⟨
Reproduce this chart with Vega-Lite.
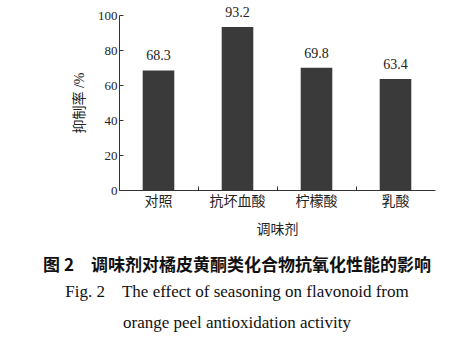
{
  "$schema": "https://vega.github.io/schema/vega-lite/v6.json",
  "width": 316,
  "height": 175,
  "autosize": "none",
  "padding": {"left": 119, "top": 15, "right": 36, "bottom": 154},
  "background": "white",
  "data": {"values": [
    {"调味剂": "对照", "抑制率": 68.3},
    {"调味剂": "抗坏血酸", "抑制率": 93.2},
    {"调味剂": "柠檬酸", "抑制率": 69.8},
    {"调味剂": "乳酸", "抑制率": 63.4}
  ]},
  "title": {
    "text": "图 2　调味剂对橘皮黄酮类化合物抗氧化性能的影响",
    "subtitle": ["Fig. 2　The effect of seasoning on flavonoid from", "orange peel antioxidation activity"],
    "orient": "bottom",
    "anchor": "middle",
    "dx": -40,
    "offset": 22,
    "font": "Noto Sans CJK SC",
    "fontSize": 17,
    "fontWeight": "bold",
    "color": "#111",
    "subtitleFont": "Liberation Serif",
    "subtitleFontSize": 17,
    "subtitleColor": "#111",
    "subtitleLineHeight": 31,
    "subtitlePadding": 9
  },
  "config": {
    "view": {"stroke": null},
    "axis": {
      "domainColor": "#333",
      "tickColor": "#333",
      "labelColor": "#222",
      "titleColor": "#222",
      "labelFont": "Liberation Serif, Noto Sans CJK SC",
      "titleFont": "Liberation Serif, Noto Sans CJK SC",
      "labelFontSize": 14,
      "titleFontSize": 14,
      "titleFontWeight": "normal",
      "grid": false
    }
  },
  "encoding": {
    "x": {
      "field": "调味剂",
      "type": "nominal",
      "sort": null,
      "scale": {"paddingInner": 0.6, "paddingOuter": 0.3},
      "axis": {"labelAngle": 0, "tickSize": -4, "bandPosition": -0.75, "labelPadding": 8, "titlePadding": 14}
    },
    "y": {
      "field": "抑制率",
      "type": "quantitative",
      "scale": {"domain": [0, 100]},
      "title": "抑制率 /%",
      "axis": {"values": [0, 20, 40, 60, 80, 100], "tickSize": -4, "labelPadding": 6, "labelFontSize": 13, "titlePadding": 11}
    }
  },
  "layer": [
    {"mark": {"type": "bar", "color": "#3a3a3a"}},
    {
      "mark": {"type": "text", "baseline": "bottom", "dy": -7, "font": "Liberation Serif", "fontSize": 14, "color": "#222"},
      "encoding": {"text": {"field": "抑制率", "type": "quantitative", "format": ".1f"}}
    }
  ]
}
⟩
What is needed is an exact reproduction of the data, pictures excluded.

_THE RESULT_
Reproduce this chart with Vega-Lite.
{
  "$schema": "https://vega.github.io/schema/vega-lite/v6.json",
  "width": 316,
  "height": 175,
  "autosize": "none",
  "padding": {"left": 119, "top": 15, "right": 36, "bottom": 154},
  "background": "white",
  "data": {"values": [
    {"调味剂": "对照", "抑制率": 68.3},
    {"调味剂": "抗坏血酸", "抑制率": 93.2},
    {"调味剂": "柠檬酸", "抑制率": 69.8},
    {"调味剂": "乳酸", "抑制率": 63.4}
  ]},
  "title": {
    "text": "图 2　调味剂对橘皮黄酮类化合物抗氧化性能的影响",
    "subtitle": ["Fig. 2　The effect of seasoning on flavonoid from", "orange peel antioxidation activity"],
    "orient": "bottom",
    "anchor": "middle",
    "dx": -40,
    "offset": 22,
    "font": "Noto Sans CJK SC",
    "fontSize": 17,
    "fontWeight": "bold",
    "color": "#111",
    "subtitleFont": "Liberation Serif",
    "subtitleFontSize": 17,
    "subtitleColor": "#111",
    "subtitleLineHeight": 31,
    "subtitlePadding": 9
  },
  "config": {
    "view": {"stroke": null},
    "axis": {
      "domainColor": "#333",
      "tickColor": "#333",
      "labelColor": "#222",
      "titleColor": "#222",
      "labelFont": "Liberation Serif, Noto Sans CJK SC",
      "titleFont": "Liberation Serif, Noto Sans CJK SC",
      "labelFontSize": 14,
      "titleFontSize": 14,
      "titleFontWeight": "normal",
      "grid": false
    }
  },
  "encoding": {
    "x": {
      "field": "调味剂",
      "type": "nominal",
      "sort": null,
      "scale": {"paddingInner": 0.6, "paddingOuter": 0.3},
      "axis": {"labelAngle": 0, "tickSize": -4, "bandPosition": -0.75, "labelPadding": 8, "titlePadding": 14}
    },
    "y": {
      "field": "抑制率",
      "type": "quantitative",
      "scale": {"domain": [0, 100]},
      "title": "抑制率 /%",
      "axis": {"values": [0, 20, 40, 60, 80, 100], "tickSize": -4, "labelPadding": 6, "labelFontSize": 13, "titlePadding": 11}
    }
  },
  "layer": [
    {"mark": {"type": "bar", "color": "#3a3a3a"}},
    {
      "mark": {"type": "text", "baseline": "bottom", "dy": -7, "font": "Liberation Serif", "fontSize": 14, "color": "#222"},
      "encoding": {"text": {"field": "抑制率", "type": "quantitative", "format": ".1f"}}
    }
  ]
}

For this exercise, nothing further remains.